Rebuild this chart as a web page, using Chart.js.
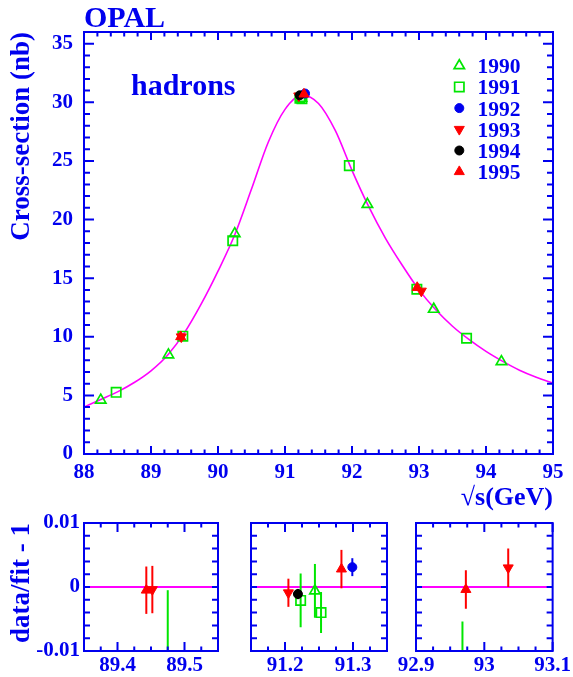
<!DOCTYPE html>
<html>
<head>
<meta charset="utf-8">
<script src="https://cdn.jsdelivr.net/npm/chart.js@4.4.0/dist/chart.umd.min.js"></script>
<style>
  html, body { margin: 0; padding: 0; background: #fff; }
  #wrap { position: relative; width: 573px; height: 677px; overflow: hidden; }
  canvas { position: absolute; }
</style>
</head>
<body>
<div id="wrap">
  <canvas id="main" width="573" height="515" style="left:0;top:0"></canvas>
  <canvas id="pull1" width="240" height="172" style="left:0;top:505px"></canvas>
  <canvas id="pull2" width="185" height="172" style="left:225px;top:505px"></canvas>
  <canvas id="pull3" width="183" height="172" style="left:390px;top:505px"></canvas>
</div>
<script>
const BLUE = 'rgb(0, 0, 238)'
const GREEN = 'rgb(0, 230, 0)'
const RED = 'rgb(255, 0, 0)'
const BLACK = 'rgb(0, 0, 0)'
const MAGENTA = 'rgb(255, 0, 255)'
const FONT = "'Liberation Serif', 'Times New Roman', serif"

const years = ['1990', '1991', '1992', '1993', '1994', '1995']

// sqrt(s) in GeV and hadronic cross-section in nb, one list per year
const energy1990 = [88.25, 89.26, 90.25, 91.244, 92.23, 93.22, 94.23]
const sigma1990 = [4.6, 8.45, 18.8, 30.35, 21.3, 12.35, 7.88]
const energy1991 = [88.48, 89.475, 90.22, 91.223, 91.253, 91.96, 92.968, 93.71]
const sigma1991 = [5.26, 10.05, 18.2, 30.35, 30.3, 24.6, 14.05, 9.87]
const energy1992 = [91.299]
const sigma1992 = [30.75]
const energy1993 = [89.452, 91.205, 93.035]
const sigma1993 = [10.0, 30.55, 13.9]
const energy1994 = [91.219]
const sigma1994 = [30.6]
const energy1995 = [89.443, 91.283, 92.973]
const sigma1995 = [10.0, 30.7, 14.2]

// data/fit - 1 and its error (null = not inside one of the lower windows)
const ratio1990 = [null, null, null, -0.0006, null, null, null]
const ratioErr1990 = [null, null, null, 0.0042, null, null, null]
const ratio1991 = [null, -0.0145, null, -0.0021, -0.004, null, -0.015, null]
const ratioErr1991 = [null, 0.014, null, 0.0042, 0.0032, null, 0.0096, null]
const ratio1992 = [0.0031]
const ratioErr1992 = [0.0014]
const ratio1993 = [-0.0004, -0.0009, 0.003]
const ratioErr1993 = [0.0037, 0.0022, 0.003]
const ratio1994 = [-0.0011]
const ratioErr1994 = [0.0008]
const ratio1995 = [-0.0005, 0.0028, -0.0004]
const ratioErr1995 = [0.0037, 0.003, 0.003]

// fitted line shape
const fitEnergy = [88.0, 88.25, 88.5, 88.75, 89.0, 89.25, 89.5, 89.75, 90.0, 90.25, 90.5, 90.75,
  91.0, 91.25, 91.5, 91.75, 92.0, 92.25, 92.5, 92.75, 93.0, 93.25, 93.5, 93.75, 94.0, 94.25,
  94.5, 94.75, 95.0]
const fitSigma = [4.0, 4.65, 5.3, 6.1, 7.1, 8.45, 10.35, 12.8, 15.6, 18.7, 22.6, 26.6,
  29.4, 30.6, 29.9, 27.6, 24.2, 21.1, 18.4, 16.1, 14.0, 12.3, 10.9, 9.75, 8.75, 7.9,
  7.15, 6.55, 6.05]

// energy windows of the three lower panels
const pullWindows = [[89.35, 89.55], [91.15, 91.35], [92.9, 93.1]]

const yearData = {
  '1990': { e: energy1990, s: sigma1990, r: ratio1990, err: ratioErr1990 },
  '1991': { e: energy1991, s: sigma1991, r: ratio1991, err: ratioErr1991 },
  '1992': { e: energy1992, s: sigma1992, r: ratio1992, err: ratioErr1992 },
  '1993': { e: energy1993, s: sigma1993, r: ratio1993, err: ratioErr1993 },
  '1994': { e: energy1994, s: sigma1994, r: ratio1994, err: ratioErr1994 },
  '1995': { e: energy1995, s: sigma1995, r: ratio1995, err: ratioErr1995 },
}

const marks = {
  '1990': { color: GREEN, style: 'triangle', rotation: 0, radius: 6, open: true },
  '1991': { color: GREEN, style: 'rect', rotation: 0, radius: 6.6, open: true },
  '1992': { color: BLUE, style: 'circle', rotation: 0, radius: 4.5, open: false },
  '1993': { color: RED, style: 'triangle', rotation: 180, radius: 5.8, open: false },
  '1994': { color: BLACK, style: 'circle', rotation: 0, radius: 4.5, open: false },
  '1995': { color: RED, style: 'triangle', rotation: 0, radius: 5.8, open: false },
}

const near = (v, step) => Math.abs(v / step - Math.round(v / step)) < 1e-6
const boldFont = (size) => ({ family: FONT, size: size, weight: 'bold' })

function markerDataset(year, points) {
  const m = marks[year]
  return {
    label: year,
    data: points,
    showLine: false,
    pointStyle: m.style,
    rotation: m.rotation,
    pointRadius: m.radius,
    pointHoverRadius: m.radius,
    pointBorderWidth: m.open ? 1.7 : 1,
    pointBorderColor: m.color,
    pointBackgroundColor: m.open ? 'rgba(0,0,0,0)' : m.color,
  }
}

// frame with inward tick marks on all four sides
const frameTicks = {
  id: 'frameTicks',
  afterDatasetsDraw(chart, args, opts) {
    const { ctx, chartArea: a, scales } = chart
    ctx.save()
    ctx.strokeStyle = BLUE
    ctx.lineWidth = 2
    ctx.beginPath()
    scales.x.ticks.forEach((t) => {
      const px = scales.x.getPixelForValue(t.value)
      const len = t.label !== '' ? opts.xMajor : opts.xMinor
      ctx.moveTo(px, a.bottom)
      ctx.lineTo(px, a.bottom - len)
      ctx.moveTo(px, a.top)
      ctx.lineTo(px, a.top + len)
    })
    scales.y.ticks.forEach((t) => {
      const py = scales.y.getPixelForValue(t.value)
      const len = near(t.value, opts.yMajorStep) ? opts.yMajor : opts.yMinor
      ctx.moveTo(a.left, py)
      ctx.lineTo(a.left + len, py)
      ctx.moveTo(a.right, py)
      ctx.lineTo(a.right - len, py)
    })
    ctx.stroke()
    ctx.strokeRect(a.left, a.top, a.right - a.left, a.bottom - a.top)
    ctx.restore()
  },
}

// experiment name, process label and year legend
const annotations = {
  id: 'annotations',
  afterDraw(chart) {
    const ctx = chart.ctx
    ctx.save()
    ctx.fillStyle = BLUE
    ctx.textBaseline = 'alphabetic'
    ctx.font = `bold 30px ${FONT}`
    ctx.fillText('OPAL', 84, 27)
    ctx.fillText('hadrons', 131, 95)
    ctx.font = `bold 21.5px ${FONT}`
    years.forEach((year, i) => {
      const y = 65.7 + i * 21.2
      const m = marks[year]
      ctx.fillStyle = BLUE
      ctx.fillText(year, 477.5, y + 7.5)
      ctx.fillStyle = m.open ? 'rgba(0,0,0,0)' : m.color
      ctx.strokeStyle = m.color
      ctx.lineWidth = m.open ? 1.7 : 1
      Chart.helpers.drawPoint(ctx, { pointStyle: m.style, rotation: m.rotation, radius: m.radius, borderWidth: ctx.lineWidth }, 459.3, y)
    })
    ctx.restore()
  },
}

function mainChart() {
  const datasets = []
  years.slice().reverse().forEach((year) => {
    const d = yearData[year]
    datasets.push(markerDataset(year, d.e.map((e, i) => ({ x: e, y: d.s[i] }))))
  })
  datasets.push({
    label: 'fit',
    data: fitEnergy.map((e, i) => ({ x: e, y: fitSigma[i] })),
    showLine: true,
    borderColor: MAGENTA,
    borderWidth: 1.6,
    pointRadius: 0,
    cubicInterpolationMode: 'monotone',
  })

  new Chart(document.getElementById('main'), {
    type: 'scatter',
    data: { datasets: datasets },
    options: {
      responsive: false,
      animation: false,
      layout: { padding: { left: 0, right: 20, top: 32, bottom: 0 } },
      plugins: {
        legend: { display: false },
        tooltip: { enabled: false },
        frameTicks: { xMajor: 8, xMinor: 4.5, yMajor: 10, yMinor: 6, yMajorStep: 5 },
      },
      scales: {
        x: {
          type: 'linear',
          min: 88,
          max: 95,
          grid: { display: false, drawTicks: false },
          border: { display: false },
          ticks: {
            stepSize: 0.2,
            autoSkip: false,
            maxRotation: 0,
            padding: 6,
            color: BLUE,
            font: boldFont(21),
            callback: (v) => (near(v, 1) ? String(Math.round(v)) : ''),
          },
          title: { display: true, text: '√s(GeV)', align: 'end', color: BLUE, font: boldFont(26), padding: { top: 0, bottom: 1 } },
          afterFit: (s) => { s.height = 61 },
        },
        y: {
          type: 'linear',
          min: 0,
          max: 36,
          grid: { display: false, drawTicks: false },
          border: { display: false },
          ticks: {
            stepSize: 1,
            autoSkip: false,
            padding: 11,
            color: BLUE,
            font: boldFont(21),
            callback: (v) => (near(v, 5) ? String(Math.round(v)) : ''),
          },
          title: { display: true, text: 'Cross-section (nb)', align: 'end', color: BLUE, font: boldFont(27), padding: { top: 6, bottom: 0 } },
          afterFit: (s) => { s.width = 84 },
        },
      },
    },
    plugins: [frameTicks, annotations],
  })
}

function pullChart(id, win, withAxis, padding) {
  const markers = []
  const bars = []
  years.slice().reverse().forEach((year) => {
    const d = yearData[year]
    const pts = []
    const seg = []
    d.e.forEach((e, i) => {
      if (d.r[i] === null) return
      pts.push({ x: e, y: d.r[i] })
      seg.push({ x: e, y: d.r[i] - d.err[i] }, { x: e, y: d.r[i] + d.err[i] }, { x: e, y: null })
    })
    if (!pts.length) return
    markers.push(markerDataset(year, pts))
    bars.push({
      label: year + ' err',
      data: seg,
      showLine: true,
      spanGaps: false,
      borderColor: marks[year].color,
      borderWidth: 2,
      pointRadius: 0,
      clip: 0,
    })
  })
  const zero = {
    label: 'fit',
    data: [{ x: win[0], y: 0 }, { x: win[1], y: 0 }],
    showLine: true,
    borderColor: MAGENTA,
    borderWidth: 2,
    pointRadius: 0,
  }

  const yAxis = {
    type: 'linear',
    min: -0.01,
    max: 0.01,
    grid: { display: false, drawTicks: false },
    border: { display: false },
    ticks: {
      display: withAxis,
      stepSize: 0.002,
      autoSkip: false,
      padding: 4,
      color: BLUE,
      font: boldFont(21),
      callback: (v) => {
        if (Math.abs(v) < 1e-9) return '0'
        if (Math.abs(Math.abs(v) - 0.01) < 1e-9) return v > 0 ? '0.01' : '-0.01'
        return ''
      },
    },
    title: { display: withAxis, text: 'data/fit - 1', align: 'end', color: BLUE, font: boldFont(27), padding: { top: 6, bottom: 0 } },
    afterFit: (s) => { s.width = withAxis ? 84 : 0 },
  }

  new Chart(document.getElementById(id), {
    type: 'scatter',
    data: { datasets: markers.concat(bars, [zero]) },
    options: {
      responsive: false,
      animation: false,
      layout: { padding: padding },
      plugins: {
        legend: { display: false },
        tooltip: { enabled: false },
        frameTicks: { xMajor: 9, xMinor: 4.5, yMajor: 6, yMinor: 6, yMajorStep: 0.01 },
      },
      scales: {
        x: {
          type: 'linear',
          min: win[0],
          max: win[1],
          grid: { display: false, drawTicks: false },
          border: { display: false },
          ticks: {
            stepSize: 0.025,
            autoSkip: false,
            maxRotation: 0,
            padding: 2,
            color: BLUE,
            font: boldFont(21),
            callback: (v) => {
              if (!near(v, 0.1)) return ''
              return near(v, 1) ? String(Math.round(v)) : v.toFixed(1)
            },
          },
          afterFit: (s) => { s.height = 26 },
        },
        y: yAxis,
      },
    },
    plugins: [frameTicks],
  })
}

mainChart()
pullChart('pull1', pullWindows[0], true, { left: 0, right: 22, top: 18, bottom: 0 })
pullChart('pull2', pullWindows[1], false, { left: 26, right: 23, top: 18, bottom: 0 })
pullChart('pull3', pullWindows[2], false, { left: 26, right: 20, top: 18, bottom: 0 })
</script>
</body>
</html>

> [Your task]
Take the material above from its first line through the line holding "const sigma1995 = [10.0, 30.7, 14.2]" and set it down exactly, without the pictures.

> [Reply to the exercise]
Rebuild this chart as a web page, using Chart.js.
<!DOCTYPE html>
<html>
<head>
<meta charset="utf-8">
<script src="https://cdn.jsdelivr.net/npm/chart.js@4.4.0/dist/chart.umd.min.js"></script>
<style>
  html, body { margin: 0; padding: 0; background: #fff; }
  #wrap { position: relative; width: 573px; height: 677px; overflow: hidden; }
  canvas { position: absolute; }
</style>
</head>
<body>
<div id="wrap">
  <canvas id="main" width="573" height="515" style="left:0;top:0"></canvas>
  <canvas id="pull1" width="240" height="172" style="left:0;top:505px"></canvas>
  <canvas id="pull2" width="185" height="172" style="left:225px;top:505px"></canvas>
  <canvas id="pull3" width="183" height="172" style="left:390px;top:505px"></canvas>
</div>
<script>
const BLUE = 'rgb(0, 0, 238)'
const GREEN = 'rgb(0, 230, 0)'
const RED = 'rgb(255, 0, 0)'
const BLACK = 'rgb(0, 0, 0)'
const MAGENTA = 'rgb(255, 0, 255)'
const FONT = "'Liberation Serif', 'Times New Roman', serif"

const years = ['1990', '1991', '1992', '1993', '1994', '1995']

// sqrt(s) in GeV and hadronic cross-section in nb, one list per year
const energy1990 = [88.25, 89.26, 90.25, 91.244, 92.23, 93.22, 94.23]
const sigma1990 = [4.6, 8.45, 18.8, 30.35, 21.3, 12.35, 7.88]
const energy1991 = [88.48, 89.475, 90.22, 91.223, 91.253, 91.96, 92.968, 93.71]
const sigma1991 = [5.26, 10.05, 18.2, 30.35, 30.3, 24.6, 14.05, 9.87]
const energy1992 = [91.299]
const sigma1992 = [30.75]
const energy1993 = [89.452, 91.205, 93.035]
const sigma1993 = [10.0, 30.55, 13.9]
const energy1994 = [91.219]
const sigma1994 = [30.6]
const energy1995 = [89.443, 91.283, 92.973]
const sigma1995 = [10.0, 30.7, 14.2]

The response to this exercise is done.